The next class, we looked at the rhetorical appeals of ethos, pathos, and logos. After a short lecture/discussion, I had 5 stations set up around the room (I’m in a huge computer lab and have been really wanting to use the space to my advantage). At each station, I had different types of advertisements. Station 1 was a video Snickers ad with Betty White from a past Super Bowl; Station 2 was two activism ads (one from Moms Demand Action, the other from the ACLU); Station 3 was 2 cigarette ads from the 1930s; Station 4 was a political ad from a local primary election in Toledo; and Station 5 was a movie poster from the film Titanic. The students were in groups and had to work together to find one example each of logos, pathos, and ethos at each station. Afterward, they wrote their results on the whiteboards. This activity went long, so we ended up having to save the discussion for the next class. At first, I was happy about it because it gave me more time to review everything they had found. But the next class was a Tuesday, so there was a long break between the activity itself and discussion of it. That was not so great because many of them forgot or weren’t as excited about it after 5 days. Next time, I would either only have 4 stations, or limit the time they spend at each station, so we could cover it all in one class.

We then moved on to style, arrangement, and delivery. There was a short lecture, then I had them go back to their car accident discussion board and do 2 things. First, comment on their own post about how they used ethos, pathos, and logos in their email, text, and Facetime with Grandma. Second, discuss how aspects like appeals, style, and arrangement might change if the delivery method was different for each person. What if it had to be a phone call to the professor? What if they had to send an email to Grandma?

After this, they had time to brainstorm about their own project. I am having them do a rhetorical remix. They need to find a prior piece of writing, analyze it rhetorically, then pick at least 2 major aspects and remix them. After the remix, they are to write a reflection about what they remixed, why, how, etc.

As always, I wondered if my students were understanding the concepts of this unit. I would often get blank stares or a few head nods in response to what we discussed. But after reading what they wrote in their brainstorming session, I was so happy! Not only were they understanding the concepts, they came up with such unique and interesting ways to remix their old writing! Most are taking some piece of prior academic writing, but turning it into videos, presentations, social media posts, poems, short stories, so many creative things! I’m so excited to see the finished pieces!

Teacher’s Log – Scholastic date 09.05.2019

Ok. Settling in. I introduced the first project in my composition class. A literacy narrative. I was very excited to tell them that they did not have to write this project in that awful 5 paragraph essay kind of way. I gave them examples of all the different ways they could tell their literacy story. I fear they may have been overwhelmed by this because many of them are still choosing to write it as an essay, instead of making a video or a series of Instagram pictures. This is fine, of course. I can understand they will want to stick with what they know.

They responded well to building their own rubric for this first project. They were pretty quiet up until that point, though, which is always a worry. Are they getting it? Is this stuff sinking in? Are they just tired because class is at the butt crack of dawn?

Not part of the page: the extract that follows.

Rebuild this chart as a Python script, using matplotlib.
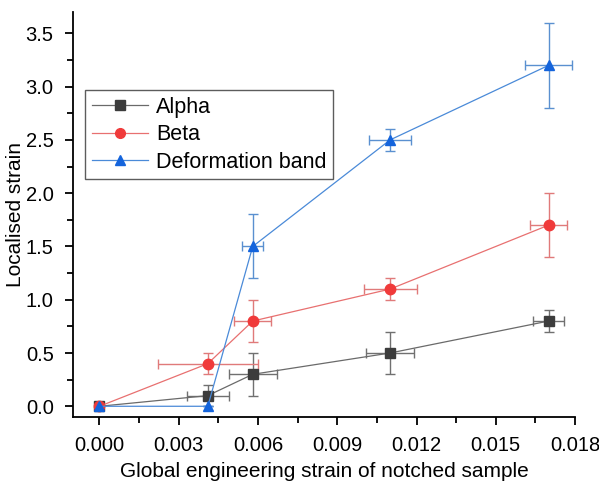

I had them “grade” the sample literacy narratives using the rubric they came up with, and they ripped those things apart! I heard things like “this isn’t organized very well” and “she spelled some words wrong; we should take points off for that.” I’m still floored that they wanted spelling weighted so heavily on their own projects. Next week, they learn how to peer review each other’s work. I don’t think they’ll be so brutal with each other, though. It’s so much easier to rip someone’s writing to shreds when that person isn’t going to be sitting next to you for the next 12 weeks.